SAN FRANCISCO (CBS SF) — A high pressure system edged toward the San Francisco Bay Area Saturday, carrying with it the promise of scorching temperatures, sweltering northeastern winds and an elevated threat of wildfires in the North Bay and the East Bay hills.

KPIX 5 meteorologist Darren Peck said there would be a significant jump in temperatures over the next 24 hours. San Francisco will go from a predicted high of 74 on Saturday to 89 on Sunday. Santa Rosa and Concord will soar from the low 90s to triple digits

“Monday technically will be the top of the heat wave, but Sunday is when it hits you in the face,” he said. “You are going to do a complete turnaround. It will feel very different.”

A National Weather Service Red Flag Fire Warning goes into effect Saturday at 9 p.m. and will remain in place until 11 a.m. Monday. The high temperatures, low humidity and gusty northeastern winds are conditions ripe for wildfires.

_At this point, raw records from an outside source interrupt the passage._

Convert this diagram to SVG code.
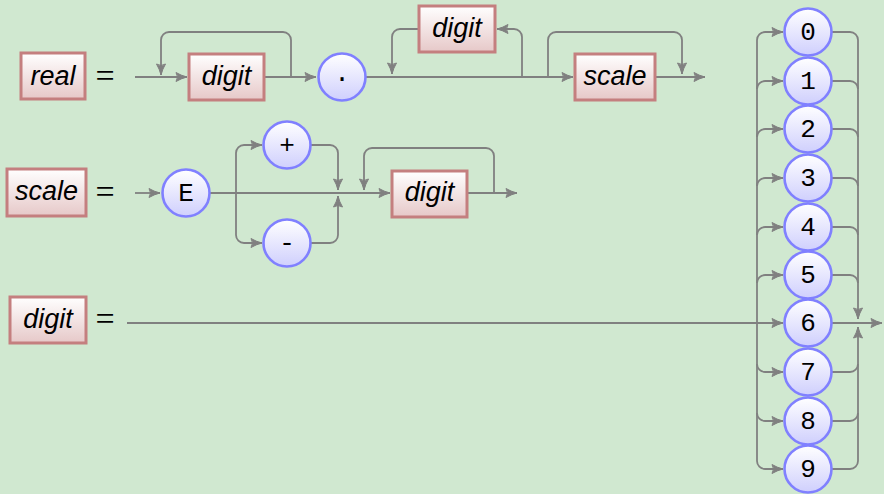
<svg xmlns="http://www.w3.org/2000/svg" width="884" height="494" viewBox="0 0 884 494">
<defs>
<linearGradient id="gBox" x1="0" y1="0" x2="0" y2="1"><stop offset="0" stop-color="#ffffff"/><stop offset="1" stop-color="#e6c8c8"/></linearGradient>
<linearGradient id="gCir" x1="0" y1="0" x2="0" y2="1"><stop offset="0" stop-color="#ffffff"/><stop offset="1" stop-color="#cfcffd"/></linearGradient>
<marker id="ar" markerUnits="userSpaceOnUse" markerWidth="16" markerHeight="14" refX="12" refY="5" orient="auto" overflow="visible"><path d="M1,0.5 Q6,3.5 12,5 Q6,6.5 1,9.5 Q4,5 1,0.5 Z" fill="#808080" stroke="#808080" stroke-width="1" stroke-linejoin="round"/></marker>
</defs>
<style>
.box{fill:url(#gBox);stroke:#c47f7f;stroke-width:3}
.cir{fill:url(#gCir);stroke:#8080ff;stroke-width:2.6}
.lab{font-family:"Liberation Sans",Arial,sans-serif;font-style:italic;font-size:27px;fill:#000;text-anchor:middle}
.tt{font-family:"Liberation Mono","DejaVu Sans Mono",monospace;font-size:26px;fill:#000;text-anchor:middle}
.eq{font-family:"Liberation Serif","Times New Roman",serif;font-size:34px;fill:#000;text-anchor:middle}
.c path{fill:none;stroke:#808080;stroke-width:1.8}
.c path.a{marker-end:url(#ar)}
</style>
<rect width="884" height="494" fill="#d0e8d0"/>

<g id="connectors" class="c">
<!-- row 1 -->
<path class="a" d="M135,77 H187"/>
<path class="a" d="M291,77 V40 A8,8 0 0 0 283,32 H169 A8,8 0 0 0 161,40 V75"/>
<path class="a" d="M264,77 H316"/>
<path class="a" d="M366,77 H573"/>
<path class="a" d="M522,77 V37 A8,8 0 0 0 514,29 H497"/>
<path class="a" d="M419,29 H400 A8,8 0 0 0 392,37 V74"/>
<path class="a" d="M548,77 V40 A8,8 0 0 1 556,32 H674 A8,8 0 0 1 682,40 V74"/>
<path class="a" d="M655,77 H705"/>
<!-- row 2 -->
<path class="a" d="M135,193 H160"/>
<path class="a" d="M209,193 H390"/>
<path class="a" d="M236,193 V153 A8,8 0 0 1 244,145 H262"/>
<path class="a" d="M236,193 V235 A8,8 0 0 0 244,243 H262"/>
<path class="a" d="M310,145 H330 A8,8 0 0 1 338,153 V190"/>
<path class="a" d="M310,243 H330 A8,8 0 0 0 338,235 V196"/>
<path class="a" d="M494,193 V156 A8,8 0 0 0 486,148 H372 A8,8 0 0 0 364,156 V190"/>
<path class="a" d="M467,193 H517"/>
<!-- row 3 -->
<path class="a" d="M127,323 H783"/>
<!-- left bus -->
<path d="M757,40 V461"/>
<path class="a" d="M757,40 A8,8 0 0 1 765,32 H783"/>
<path class="a" d="M757,89 A8,8 0 0 1 765,81 H783"/>
<path class="a" d="M757,137 A8,8 0 0 1 765,129 H783"/>
<path class="a" d="M757,186 A8,8 0 0 1 765,178 H783"/>
<path class="a" d="M757,235 A8,8 0 0 1 765,227 H783"/>
<path class="a" d="M757,283 A8,8 0 0 1 765,275 H783"/>
<path class="a" d="M757,364 A8,8 0 0 0 765,372 H783"/>
<path class="a" d="M757,413 A8,8 0 0 0 765,421 H783"/>
<path class="a" d="M757,461 A8,8 0 0 0 765,469 H783"/>
<!-- right bus -->
<path d="M832,32 H850 A8,8 0 0 1 858,40"/>
<path d="M832,81 H850 A8,8 0 0 1 858,89"/>
<path d="M832,129 H850 A8,8 0 0 1 858,137"/>
<path d="M832,178 H850 A8,8 0 0 1 858,186"/>
<path d="M832,227 H850 A8,8 0 0 1 858,235"/>
<path d="M832,275 H850 A8,8 0 0 1 858,283"/>
<path class="a" d="M858,40 V319"/>
<path d="M832,372 H850 A8,8 0 0 0 858,364"/>
<path d="M832,421 H850 A8,8 0 0 0 858,413"/>
<path d="M832,469 H850 A8,8 0 0 0 858,461"/>
<path class="a" d="M858,461 V327"/>
<path class="a" d="M832,323 H882"/>
</g>

<!-- row 1 -->
<g id="real"><rect class="box" x="21" y="53" width="64" height="46"/><text class="lab" x="53" y="85">real</text></g>
<g id="eq1"><text class="eq" x="105" y="87">=</text></g>
<g id="r1digit"><rect class="box" x="189" y="54" width="75" height="46"/><text class="lab" x="226.5" y="85">digit</text></g>
<g id="dot"><circle class="cir" cx="342" cy="77" r="23.5"/><text class="tt" x="342" y="81">.</text></g>
<g id="r1digit2"><rect class="box" x="419" y="6" width="76" height="46"/><text class="lab" x="457" y="37">digit</text></g>
<g id="r1scale"><rect class="box" x="575" y="54" width="80" height="46"/><text class="lab" x="615" y="85">scale</text></g>

<!-- row 2 -->
<g id="scale"><rect class="box" x="7" y="169" width="79" height="47"/><text class="lab" x="46.5" y="200">scale</text></g>
<g id="eq2"><text class="eq" x="105" y="203">=</text></g>
<g id="E"><circle class="cir" cx="186" cy="193" r="23.5"/><text class="tt" x="186" y="201">E</text></g>
<g id="plus"><circle class="cir" cx="287" cy="145" r="23.5"/><text class="tt" x="287" y="153">+</text></g>
<g id="minus"><circle class="cir" cx="287" cy="243" r="23.5"/><text class="tt" x="287" y="251">-</text></g>
<g id="r2digit"><rect class="box" x="392" y="171" width="75" height="46"/><text class="lab" x="429.5" y="201">digit</text></g>

<!-- row 3 -->
<g id="digit"><rect class="box" x="10" y="297" width="76" height="46"/><text class="lab" x="48" y="328">digit</text></g>
<g id="eq3"><text class="eq" x="105" y="330">=</text></g>

<g id="d0"><circle class="cir" cx="808" cy="32" r="23.5"/><text class="tt" x="808" y="40">0</text></g>
<g id="d1"><circle class="cir" cx="808" cy="81" r="23.5"/><text class="tt" x="808" y="89">1</text></g>
<g id="d2"><circle class="cir" cx="808" cy="129" r="23.5"/><text class="tt" x="808" y="137">2</text></g>
<g id="d3"><circle class="cir" cx="808" cy="178" r="23.5"/><text class="tt" x="808" y="186">3</text></g>
<g id="d4"><circle class="cir" cx="808" cy="227" r="23.5"/><text class="tt" x="808" y="235">4</text></g>
<g id="d5"><circle class="cir" cx="808" cy="275" r="23.5"/><text class="tt" x="808" y="283">5</text></g>
<g id="d6"><circle class="cir" cx="808" cy="323" r="23.5"/><text class="tt" x="808" y="331">6</text></g>
<g id="d7"><circle class="cir" cx="808" cy="372" r="23.5"/><text class="tt" x="808" y="380">7</text></g>
<g id="d8"><circle class="cir" cx="808" cy="421" r="23.5"/><text class="tt" x="808" y="429">8</text></g>
<g id="d9"><circle class="cir" cx="808" cy="469" r="23.5"/><text class="tt" x="808" y="477">9</text></g>
</svg>
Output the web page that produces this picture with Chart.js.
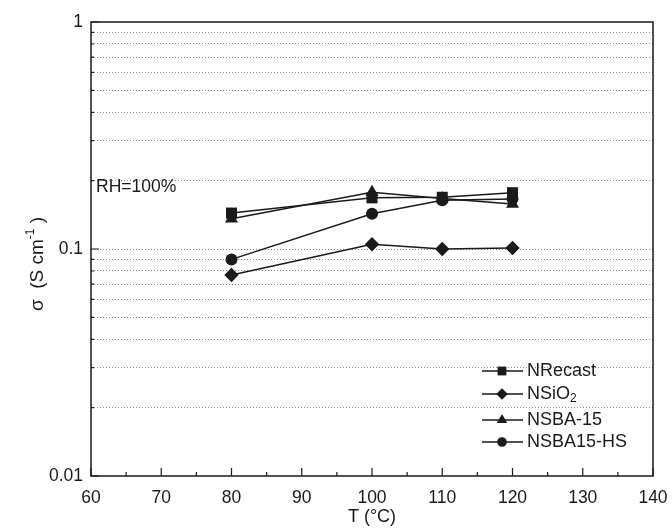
<!DOCTYPE html>
<html>
<head>
<meta charset="utf-8">
<script src="https://cdn.jsdelivr.net/npm/chart.js@4"></script>
<style>
	html, body { margin: 0; padding: 0; background: #fff; }
	canvas { display: block; }
</style>
</head>
<body>
<canvas id="sigma" width="672" height="530"></canvas>
<script>
// data
var temps = [80, 100, 110, 120];
var nrecast = [0.144, 0.168, 0.169, 0.177];
var nsio2 = [0.0768, 0.105, 0.100, 0.101];
var nsba15 = [0.136, 0.178, 0.167, 0.158];
var nsba15hs = [0.0900, 0.143, 0.164, 0.166];

// legend names: [main text, subscript]
var seriesNames = [["NRecast", ""], ["NSiO", "2"], ["NSBA-15", ""], ["NSBA15-HS", ""]];
var yTicks = [0.01, 0.02, 0.03, 0.04, 0.05, 0.06, 0.07, 0.08, 0.09,
	0.1, 0.2, 0.3, 0.4, 0.5, 0.6, 0.7, 0.8, 0.9, 1];
var yLabels = { "0.01": "0.01", "0.1": "0.1", "1": "1" };

const ink = "#1a1a1a";
const fontFam = "'Liberation Sans', Arial, sans-serif";

function isMajorY(v) {
	return Math.abs(Math.log10(v) - Math.round(Math.log10(v))) < 1e-6;
}

function makeSet(label, data, style, radius) {
	return {
		label: label,
		data: data,
		borderColor: ink,
		backgroundColor: ink,
		borderWidth: 1.5,
		pointStyle: style,
		pointRadius: radius,
		pointBorderWidth: 0,
		tension: 0,
	};
}

// ---------------------------------------- frame, inward ticks, legend ----------------------------------------

const framePlugin = {
	id: "frame",
	afterDraw(chart) {
		const ctx = chart.ctx;
		const a = chart.chartArea;
		const xs = chart.scales.x;
		const ys = chart.scales.y;
		ctx.save();
		ctx.strokeStyle = ink;
		ctx.lineWidth = 1.5;
		ctx.strokeRect(a.left, a.top, a.right - a.left, a.bottom - a.top);

		ctx.lineWidth = 1.2;
		ctx.beginPath();
		xs.ticks.forEach(t => {
			const px = xs.getPixelForValue(t.value);
			const len = t.value % 10 === 0 ? 8 : 4;
			ctx.moveTo(px, a.bottom);
			ctx.lineTo(px, a.bottom - len);
		});
		ys.ticks.forEach(t => {
			const py = ys.getPixelForValue(t.value);
			const len = isMajorY(t.value) ? 8 : 3;
			ctx.moveTo(a.left, py);
			ctx.lineTo(a.left + len, py);
		});
		ctx.stroke();

		// annotation
		ctx.fillStyle = ink;
		ctx.font = "17.5px " + fontFam;
		ctx.textBaseline = "middle";
		ctx.textAlign = "left";
		ctx.fillText("RH=100%", a.left + 5, 187);

		// y axis title with superscript
		ctx.save();
		ctx.translate(36, 264);
		ctx.rotate(-Math.PI / 2);
		const big = "19px " + fontFam;
		const small = "12px " + fontFam;
		const p1 = "\u03c3  (S cm", p2 = "-1", p3 = " )";
		ctx.font = big;
		const w1 = ctx.measureText(p1).width, w3 = ctx.measureText(p3).width;
		ctx.font = small;
		const w2 = ctx.measureText(p2).width;
		let x0 = -(w1 + w2 + w3) / 2;
		ctx.textBaseline = "alphabetic";
		ctx.font = big;
		ctx.fillText(p1, x0, 7);
		ctx.font = small;
		ctx.fillText(p2, x0 + w1, -2);
		ctx.font = big;
		ctx.fillText(p3, x0 + w1 + w2, 7);
		ctx.restore();

		// legend
		const rows = [371, 394, 420, 442];
		chart.data.datasets.forEach((ds, i) => {
			const y = rows[i];
			ctx.strokeStyle = ink;
			ctx.lineWidth = 1.5;
			ctx.beginPath();
			ctx.moveTo(482, y);
			ctx.lineTo(523, y);
			ctx.stroke();
			ctx.fillStyle = ink;
			Chart.helpers.drawPoint(ctx, {
				pointStyle: ds.pointStyle,
				radius: ds.pointRadius * 0.8,
				rotation: 0,
				borderWidth: 0,
			}, 502, y);
			ctx.fillStyle = ink;
			ctx.textBaseline = "middle";
			ctx.font = "18px " + fontFam;
			ctx.fillText(seriesNames[i][0], 527, y);
			if (seriesNames[i][1]) {
				const w = ctx.measureText(seriesNames[i][0]).width;
				ctx.font = "12px " + fontFam;
				ctx.fillText(seriesNames[i][1], 527 + w, y + 5);
			}
		});
		ctx.restore();
	},
};

const chartSigma = document.getElementById("sigma");

const graphSigma = new Chart(chartSigma, {
	type: "line",
	data: {
		labels: temps,
		datasets: [
			makeSet("NRecast", nrecast, "rect", 7.8),
			makeSet("NSiO2", nsio2, "rectRot", 7.2),
			makeSet("NSBA-15", nsba15, "triangle", 7.5),
			makeSet("NSBA15-HS", nsba15hs, "circle", 6),
		],
	},
	options: {
		responsive: false,
		animation: false,
		layout: {
			padding: { top: 22, right: 19, left: 0, bottom: 0 },
		},
		plugins: {
			legend: { display: false },
			tooltip: { enabled: false },
		},
		scales: {
			x: {
				type: "linear",
				min: 60,
				max: 140,
				afterFit: s => { s.height = 54; },
				grid: { display: false },
				border: { display: false },
				ticks: {
					stepSize: 5,
					autoSkip: false,
					maxRotation: 0,
					padding: 4,
					color: ink,
					font: { family: fontFam, size: 17.5 },
					callback: v => (v % 10 === 0 ? String(v) : ""),
				},
				title: {
					display: true,
					text: "T (\u00b0C)",
					color: ink,
					font: { family: fontFam, size: 18 },
					padding: { top: 0, bottom: 2 },
				},
			},
			y: {
				type: "logarithmic",
				min: 0.01,
				max: 1,
				afterFit: s => { s.width = 91; },
				afterBuildTicks: s => {
					s.ticks = yTicks.map(v => ({ value: v }));
				},
				grid: {
					drawTicks: false,
					lineWidth: 1,
					color: ctx => {
						const v = ctx.tick ? ctx.tick.value : 0;
						return v === 0.01 || v === 1 ? "rgba(0,0,0,0)" : "#8a8a8a";
					},
				},
				border: { display: false, dash: [1, 2] },
				ticks: {
					autoSkip: false,
					padding: 8,
					color: ink,
					font: { family: fontFam, size: 17.5 },
					callback: v => yLabels[String(v)] || "",
				},
				title: { display: false },
			},
		},
	},
	plugins: [framePlugin],
});
</script>
</body>
</html>
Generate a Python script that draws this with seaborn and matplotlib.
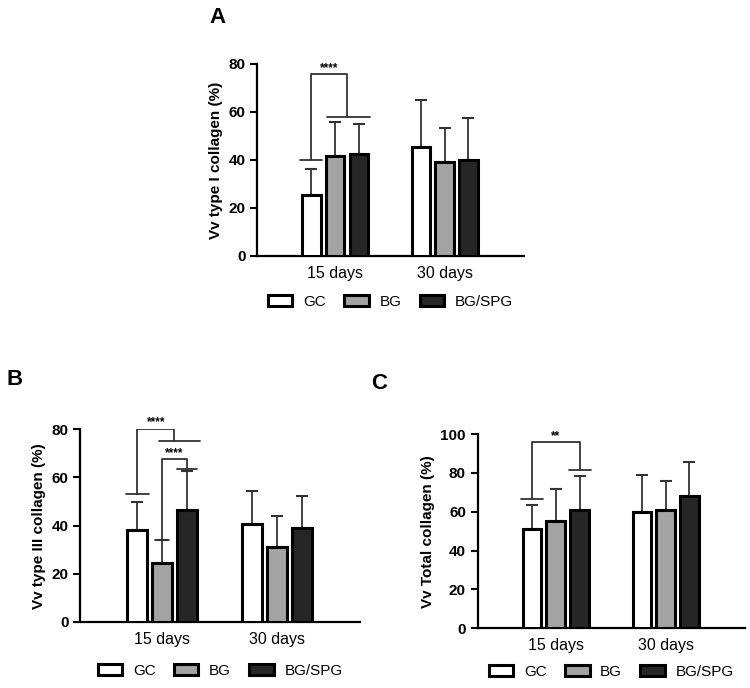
import numpy as np
import pandas as pd
import matplotlib
matplotlib.use('Agg')
import matplotlib.pyplot as plt
import seaborn as sns

# groups and time points
groups = ['GC', 'BG', 'BG/SPG']
days = ['15 days', '30 days']
colors = ['white', '#a3a3a3', '#262626']

# mean and SD, order: 15 days (GC, BG, BG/SPG), then 30 days (GC, BG, BG/SPG)
type1_mean = [25.6, 41.6, 42.3, 45.5, 39.0, 39.8]
type1_sd = [10.8, 14.3, 12.6, 19.3, 14.4, 17.8]
type3_mean = [38.0, 24.3, 46.3, 40.5, 31.0, 39.0]
type3_sd = [12.0, 9.7, 16.5, 14.0, 12.8, 13.5]
total_mean = [51.0, 55.4, 61.0, 59.9, 60.9, 68.2]
total_sd = [12.7, 16.1, 17.2, 18.8, 14.9, 17.3]

sns.set_style('ticks')
plt.rcParams['font.family'] = ['Liberation Sans', 'DejaVu Sans']
for k in ['text.color', 'axes.labelcolor', 'xtick.color', 'ytick.color', 'axes.edgecolor']:
    plt.rcParams[k] = 'black'


def make_df(mean, sd):
    return pd.DataFrame({
        'day': np.repeat(days, 3),
        'group': groups * 2,
        'mean': mean,
        'sd': sd,
    })


def bar_x(ax, df):
    # x centre of each bar, keyed by (day, group)
    pos = {}
    for g, cont in zip(groups, ax.containers):
        for d, patch in zip(days, cont.patches):
            pos[(d, g)] = patch.get_x() + patch.get_width() / 2
    return pos


def short_line(ax, xc, y, half=0.1):
    ax.plot([xc - half, xc + half], [y, y], color='#333333', lw=1.3)


def panel(ax, mean, sd, ylabel, ymax, letter, letter_xy, leg_y):
    df = make_df(mean, sd)
    sns.barplot(data=df, x='day', y='mean', hue='group', hue_order=groups,
                palette=colors, edgecolor='black', linewidth=2.2,
                width=0.65, gap=0.22, errorbar=None, ax=ax, zorder=3)
    pos = bar_x(ax, df)
    for _, r in df.iterrows():
        ax.errorbar(pos[(r['day'], r['group'])], r['mean'],
                    yerr=[[0], [r['sd']]], color='#333333', lw=1.3,
                    capsize=4.6, capthick=1.5, zorder=2)
    ax.set_xlim(-0.71, 1.72)
    ax.set_ylim(0, ymax)
    ax.set_yticks(np.arange(0, ymax + 1, 20))
    ax.set_xlabel('')
    ax.set_ylabel(ylabel, fontsize=11, fontweight='bold')
    ax.tick_params(axis='y', width=1.5, length=5, labelsize=11)
    ax.tick_params(axis='x', length=0, labelsize=11.5, pad=7)
    for lab in ax.get_yticklabels():
        lab.set_fontweight('bold')
    for s in ['left', 'bottom']:
        ax.spines[s].set_linewidth(1.6)
    sns.despine(ax=ax)
    ax.legend(loc='upper center', bbox_to_anchor=(0.5, leg_y), ncol=3,
              frameon=False, fontsize=11, handlelength=1.6,
              handleheight=0.7, handletextpad=0.7, columnspacing=1.2)
    for h in ax.get_legend().get_patches():
        h.set_linewidth(2.2)
    ax.figure.text(letter_xy[0], letter_xy[1], letter, fontsize=16,
                   fontweight='bold', ha='center', va='center')
    return pos


fig = plt.figure(figsize=(7.5, 6.88), dpi=100)
axA = fig.add_axes([0.343, 0.628, 0.355, 0.279])
axB = fig.add_axes([0.107, 0.096, 0.373, 0.280])
axC = fig.add_axes([0.637, 0.087, 0.356, 0.282])

star_kw = dict(ha='center', va='bottom', fontsize=8.5, fontweight='bold')
line_kw = dict(color='#333333', lw=1.3)

# A
p = panel(axA, type1_mean, type1_sd, 'Vv type I collagen (%)', 80, 'A', (0.29, 0.975), -0.13)
x_gc = p[('15 days', 'GC')]
x_mid = (p[('15 days', 'BG')] + p[('15 days', 'BG/SPG')]) / 2
short_line(axA, x_gc, 39.9)
axA.plot([p[('15 days', 'BG')] - 0.07, p[('15 days', 'BG/SPG')] + 0.1], [58, 58], **line_kw)
axA.plot([x_gc, x_gc, x_mid, x_mid], [39.9, 75.8, 75.8, 58], **line_kw)
axA.text((x_gc + x_mid) / 2, 75.8, '****', **star_kw)

# B
p = panel(axB, type3_mean, type3_sd, 'Vv type III collagen (%)', 80, 'B', (0.019, 0.448), -0.145)
x_gc = p[('15 days', 'GC')]
x_bg = p[('15 days', 'BG')]
x_spg = p[('15 days', 'BG/SPG')]
x_mid = (x_bg + x_spg) / 2
short_line(axB, x_gc, 53)
axB.plot([x_bg - 0.03, x_spg + 0.11], [75.3, 75.3], **line_kw)
axB.plot([x_gc, x_gc, x_mid, x_mid], [53, 80.3, 80.3, 75.3], **line_kw)
axB.text((x_gc + x_mid) / 2, 80.3, '****', **star_kw)
short_line(axB, x_bg, 34, half=0.06)
axB.plot([x_spg - 0.09, x_spg + 0.09], [63.5, 63.5], **line_kw)
axB.plot([x_bg, x_bg, x_spg, x_spg], [34, 67.5, 67.5, 63.5], **line_kw)
axB.text((x_bg + x_spg) / 2, 67.5, '****', **star_kw)

# C
p = panel(axC, total_mean, total_sd, 'Vv Total collagen (%)', 100, 'C', (0.505, 0.443), -0.12)
x_gc = p[('15 days', 'GC')]
x_spg = p[('15 days', 'BG/SPG')]
short_line(axC, x_gc, 66.4)
short_line(axC, x_spg, 81.3)
axC.plot([x_gc, x_gc, x_spg, x_spg], [66.4, 95.7, 95.7, 81.3], **line_kw)
axC.text((x_gc + x_spg) / 2, 95.7, '**', **star_kw)

fig.savefig('out.png', dpi=100)
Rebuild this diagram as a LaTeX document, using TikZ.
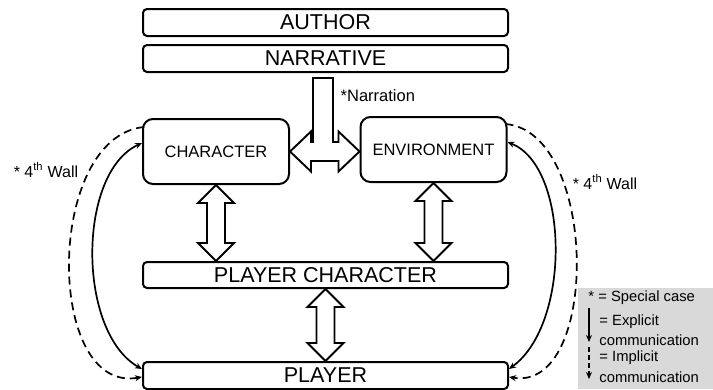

“The first shot of winds will come down the Sac Valley this evening,” the weather service said on Saturday. “Then as the night time inversions set-up the first burst of winds will reach the Napa hills sometime around 9-10 p.m. and then spread over the higher terrain of Sonoma County.”

“Northeast winds 10 to 20 mph with gusts to 25 mph will develop after midnight,” weather service forecasters added in their Red Flag Warning alert. “These dry winds will rapidly lower humidity values by sunrise Sunday. Persistent northeast winds during the day Sunday then a secondary burst Sunday night will drive all the way to the coast with local gusts 30-45 mph.”

Late Sunday night, humidity levels will dip into the teens.

“There will be no humidity recovery across the entire region,” forecasters said. “This will really dry out the fire fuels that have been protected by the marine layer the last few days.”

Hardly an encouraging prediction for a region that has already been decimated by wildfires triggered by a record heat wave in August and followed by a rare outbreak of dry lightning storms.

The CZU Lighting Complex fire burned 86,509 acres in the Santa Cruz Mountains and was finally fully contained this week. The LNU Lighning Complex fire, burning in Wine Country, is at 363,220 acres and is 98 percent contained but will get a blast of hot, windy conditions over the next 48 hours.

Meanwhile, the SCU Lightning Complex fire was at 396,624 acres and was at 98 percent contained.

The weather service the system will present the biggest wildfire threat to “all lower elevation unburned areas west of Highway 101 including around Mount Tamalpais as well as Point Reyes National Seashore. Any remaining heat in the Walbridge fire (part of the LNU Complex) may flare up as well.”